Lotka-Volterra Model in 3D

The Lotka–Volterra model in 3D is an example of a Hamiltonian system with degenerate Poisson structure.

The equations read

\[\begin{aligned} \dot{q}_{1} &= q_{1} ( - a_{2} q_{2} + a_{3} q_{3} - b_{2} + b_{3} ) , \\ \dot{q}_{2} &= q_{2} ( \hphantom{-} a_{1} q_{1} - a_{3} q_{3} + b_{1} - b_{3} ) , \\ \dot{q}_{3} &= q_{3} ( - a_{1} q_{1} + a_{2} q_{2} - b_{1} + b_{2} ) , \\ \end{aligned}\]

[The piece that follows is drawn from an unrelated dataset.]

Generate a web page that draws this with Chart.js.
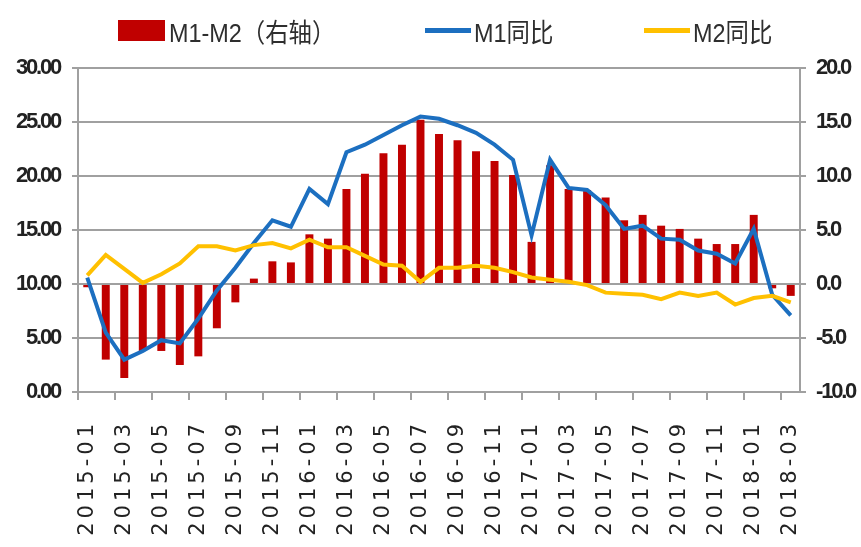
<!DOCTYPE html>
<html>
<head>
<meta charset="utf-8">
<script src="https://cdn.jsdelivr.net/npm/chart.js@4"></script>
<style>
  body { margin: 0; background: #fff; }
  #wrap { position: relative; width: 861px; height: 547px; }
  .lg { position: absolute; top: 13px; height: 34px; display: flex; align-items: center;
        font-family: "Liberation Sans", "Noto Sans CJK SC", sans-serif;
        font-size: 26px; color: #2e2e2e; white-space: nowrap; }
  .lg .box { width: 47px; height: 21px; margin-right: 4px; }
  .lg .ln { width: 46px; height: 5px; margin-right: 3px; }
  .lg .t { display: inline-block; transform: scaleX(0.9); transform-origin: left center; }
</style>
</head>
<body>
<div id="wrap">
  <canvas id="myChart" width="861" height="547"></canvas>
  <div class="lg" style="left:118px"><span class="box" style="background:#C00000"></span><span class="t">M1-M2（右轴）</span></div>
  <div class="lg" style="left:425px"><span class="ln" style="background:#1C6FC0"></span><span class="t">M1同比</span></div>
  <div class="lg" style="left:644px"><span class="ln" style="background:#FFC000"></span><span class="t">M2同比</span></div>
</div>
<script>
// 월 (카테고리)
const months = [
  "2015-01", "2015-02", "2015-03", "2015-04", "2015-05", "2015-06", "2015-07", "2015-08", "2015-09", "2015-10", "2015-11", "2015-12",
  "2016-01", "2016-02", "2016-03", "2016-04", "2016-05", "2016-06", "2016-07", "2016-08", "2016-09", "2016-10", "2016-11", "2016-12",
  "2017-01", "2017-02", "2017-03", "2017-04", "2017-05", "2017-06", "2017-07", "2017-08", "2017-09", "2017-10", "2017-11", "2017-12",
  "2018-01", "2018-02", "2018-03",
];

// M1 同比 (왼쪽 축)
const m1Yoy = [
  10.6, 5.5, 3.0, 3.8, 4.8, 4.5, 6.8, 9.4, 11.5, 13.8, 15.9, 15.3,
  18.8, 17.4, 22.2, 22.9, 23.8, 24.7, 25.5, 25.3, 24.7, 24.0, 22.9, 21.5,
  14.5, 21.5, 18.9, 18.7, 17.3, 15.1, 15.4, 14.2, 14.1, 13.1, 12.8, 11.9,
  15.1, 9.0, 7.1,
];

// M2 同比 (왼쪽 축)
const m2Yoy = [
  10.8, 12.7, 11.4, 10.1, 10.9, 11.9, 13.5, 13.5, 13.1, 13.6, 13.8, 13.3,
  14.1, 13.4, 13.4, 12.6, 11.8, 11.7, 10.2, 11.5, 11.5, 11.7, 11.5, 11.1,
  10.6, 10.4, 10.2, 9.9, 9.2, 9.1, 9.0, 8.6, 9.2, 8.9, 9.2, 8.1,
  8.7, 8.9, 8.3,
];

// M1-M2 (오른쪽 축)
const m1m2Gap = [
  -0.3, -7.0, -8.7, -6.2, -6.2, -7.5, -6.7, -4.1, -1.7, 0.5, 2.1, 2.0,
  4.6, 4.2, 8.8, 10.2, 12.1, 12.9, 15.2, 13.9, 13.3, 12.3, 11.4, 10.1,
  3.9, 11.0, 8.8, 8.7, 8.0, 5.9, 6.4, 5.4, 5.1, 4.2, 3.7, 3.7,
  6.4, -0.4, -1.1,
];

const gridGray = "#a0a0a0";
const tickFont = { family: "'Liberation Sans', sans-serif", size: 22, weight: "bold" };

// 축 라벨 글자 간격 (x는 넓게, y는 좁게)
const labelSpacing = { x: "4px", y: "-2.2px", y1: "-2.2px" };
const spacingPlugin = {
  id: "spacingPlugin",
  afterUpdate(chart) {
    Object.keys(labelSpacing).forEach(function (id) {
      const s = chart.scales[id];
      if (!s || s._spaced) return;
      const draw = s.drawLabels.bind(s);
      s.drawLabels = function (area) {
        chart.ctx.save();
        chart.ctx.letterSpacing = labelSpacing[id];
        draw(area);
        chart.ctx.restore();
      };
      s._spaced = true;
    });
  },
};

const ctx = document.getElementById("myChart").getContext("2d");
const myChart = new Chart(ctx, {
  data: {
    labels: months,
    datasets: [
      {
        type: "line",
        label: "M2同比",
        data: m2Yoy,
        yAxisID: "y",
        borderColor: "#FFC000",
        borderWidth: 4,
        pointRadius: 0,
        tension: 0,
        order: 1,
      },
      {
        type: "line",
        label: "M1同比",
        data: m1Yoy,
        yAxisID: "y",
        borderColor: "#1C6FC0",
        borderWidth: 4,
        pointRadius: 0,
        tension: 0,
        order: 2,
      },
      {
        type: "bar",
        label: "M1-M2（右轴）",
        data: m1m2Gap,
        yAxisID: "y1",
        backgroundColor: "#C00000",
        barPercentage: 0.43,
        categoryPercentage: 1,
        order: 3,
      },
    ],
  },
  plugins: [spacingPlugin],
  options: {
    responsive: false,
    animation: false,
    layout: { padding: { top: 68, right: 0, bottom: 0, left: 0 } },
    plugins: {
      legend: { display: false },
      tooltip: { enabled: false },
    },
    scales: {
      x: {
        type: "category",
        offset: true,
        grid: {
          offset: true,
          drawOnChartArea: false,
          tickLength: 8,
          lineWidth: 2,
          color: (c) => (c.index % 2 === 0 ? gridGray : "rgba(0,0,0,0)"),
        },
        border: { display: true, color: gridGray, width: 2 },
        ticks: {
          autoSkip: false,
          minRotation: 90,
          maxRotation: 90,
          padding: 20,
          color: "#222",
          font: { family: "'DejaVu Sans', sans-serif", size: 21 },
          callback: function (value, index) {
            return index % 2 === 0 ? months[index] : "";
          },
        },
        afterFit: (scale) => { scale.height = 155; },
      },
      y: {
        position: "left",
        min: 0,
        max: 30,
        grid: { color: gridGray, lineWidth: 2, tickLength: 6 },
        border: { display: true, color: gridGray, width: 2 },
        ticks: {
          stepSize: 5,
          padding: 12,
          color: "#222",
          font: tickFont,
          callback: (v) => v.toFixed(2),
        },
        afterFit: (scale) => { scale.width = 78; },
      },
      y1: {
        position: "right",
        min: -10,
        max: 20,
        grid: { drawOnChartArea: false, color: gridGray, lineWidth: 2, tickLength: 6 },
        border: { display: true, color: gridGray, width: 2 },
        ticks: {
          stepSize: 5,
          padding: 10,
          color: "#222",
          font: tickFont,
          callback: (v) => v.toFixed(1),
        },
        afterFit: (scale) => { scale.width = 61; },
      },
    },
  },
});
</script>
</body>
</html>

which can be written in Poisson-form as

\[\dot{q} = P(q) \nabla H(q) ,\]

with Poisson matrix

\[P(q) = \begin{pmatrix} 0 & - q_{1} q_{2} & \hphantom{-} q_{1} q_{3} \\ \hphantom{-} q_{1} q_{2} & 0 & - q_{2} q_{3} \\ - q_{1} q_{3} & \hphantom{-} q_{2} q_{3} & 0 \\ \end{pmatrix} ,\]

and Hamiltonian

\[H(q) = a_{1} q_{1} + a_{2} q_{2} + a_{3} q_{3} + b_{1} \ln q_{1} + b_{2} \ln q_{2} + b_{3} \ln q_{3} .\]

References:

• A. M. Perelomov. Selected topics on classical integrable systems, Troisième cycle de la physique, expanded version of lectures delivered in May 1995.

• Yuri B. Suris. Integrable discretizations for lattice systems: local equations of motion and their Hamiltonian properties, Rev. Math. Phys. 11, pp. 727–822, 1999.